Lead-Technical (BESS)
Job Description
Role Mandate
The BESS Product & Engineering Lead owns the product definition, engineering spine, and commercial-technical translation of the BU—converting cell technology, system architecture, and integration choices into a competitive product portfolio, a defensible cost envelope, and risk-balanced commercial terms.
This role is the BU’s internal technical authority for BESS product and technology. It works in close partnership with the Lead Procurement – China Sourcing: sourcing owns supplier discovery, day-to-day supplier management, and execution; this role owns what we buy, why, against what specs, and on what commercial-technical terms.
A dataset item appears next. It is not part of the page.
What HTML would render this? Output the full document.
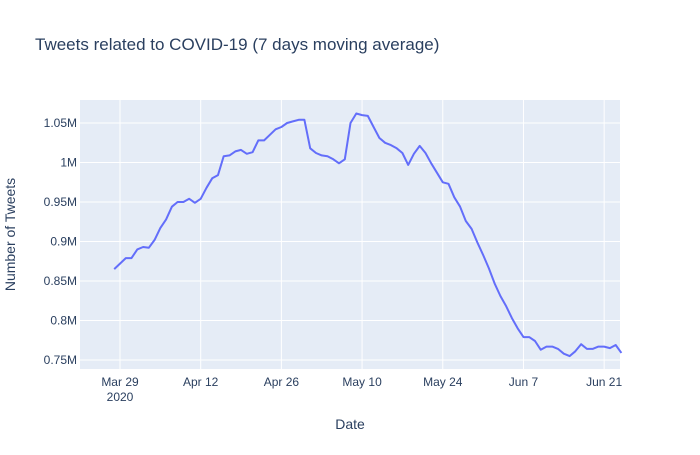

- Define BESS product specifications, cost envelopes, and technology tie-ups
- Shape product portfolio evolution—cell format and sizing trajectory, chemistry roadmap, and the 12 / 24 / 36-month product view
- Own system architecture and integration across BMS, PCS, EMS, thermal, and safety sub-systems
- Structure LTAs, warranty clauses, back-to-back terms, and the claim playbook—partnering with Procurement, Commercial, Finance, and Legal
- Govern the technical interface with 3rd party manufacturing vendors to ensure product fidelity at scale
- Use deep exposure to Indian tender requirements as an input to product design—so the catalog is tender-fit by construction, not retro-fit per bid
Key Responsibilities
1) BESS Product Specifications, Cost Envelope & Technology Tie-ups
- Define and maintain the standard BESS product catalog—container-level specs (capacity, C-rate, round-trip efficiency, augmentation logic, operating window, safety class) tuned for Indian site and duty-cycle conditions
- Set and defend cost envelopes (₹/kWh at system level) for each product variant; identify design levers to close cost gaps vs market benchmarks
- Lead technology tie-ups and joint-development engagements with cell, PCS, BMS, and EMS partners—defining scope, deliverables, IP boundaries, and technical milestones
- Provide the China Sourcing Lead with the technical scaffolding—specs, compliance matrices, acceptance criteria, and qualification evidence—so supplier nomination is grounded in engineering reality
2) Product Portfolio Evolution, Market View & Competitiveness
- Own the 12 / 24 / 36-month product evolution view—what the standard BESS container should look like now vs in 2026 vs in 2027 across capacity, cell format, chemistry, integration stack, and safety architecture
- Track the cell format and sizing trajectory (e.g., 280Ah → 314Ah → larger prismatic formats, stacked vs wound, long-cell formats) and decide when to ride each wave vs hold—balancing cost-per-kWh, maturity, supply depth, and warranty exposure
- Maintain a structured competitive view of the BESS product landscape: how domestic integrators, Chinese OEMs, and global EPCs are positioning on specs, price, reliability, and bankability—publish a refresh at a defined cadence
- Identify whitespace and inflection points (product variants, feature additions, architecture shifts) that unlock new segments or widen our cost-per-kWh advantage
- Use exposure to Indian tender requirements (SECI, NTPC, state utilities, C&I tenders; CEA connectivity norms; BIS/IS standards; fire and safety codes; ALMM/DCR evolution) as a design input so the catalog is pre-compliant—reducing bid-stage redesign and clarification load
3) System Architecture & Integration (BMS / PCS / EMS)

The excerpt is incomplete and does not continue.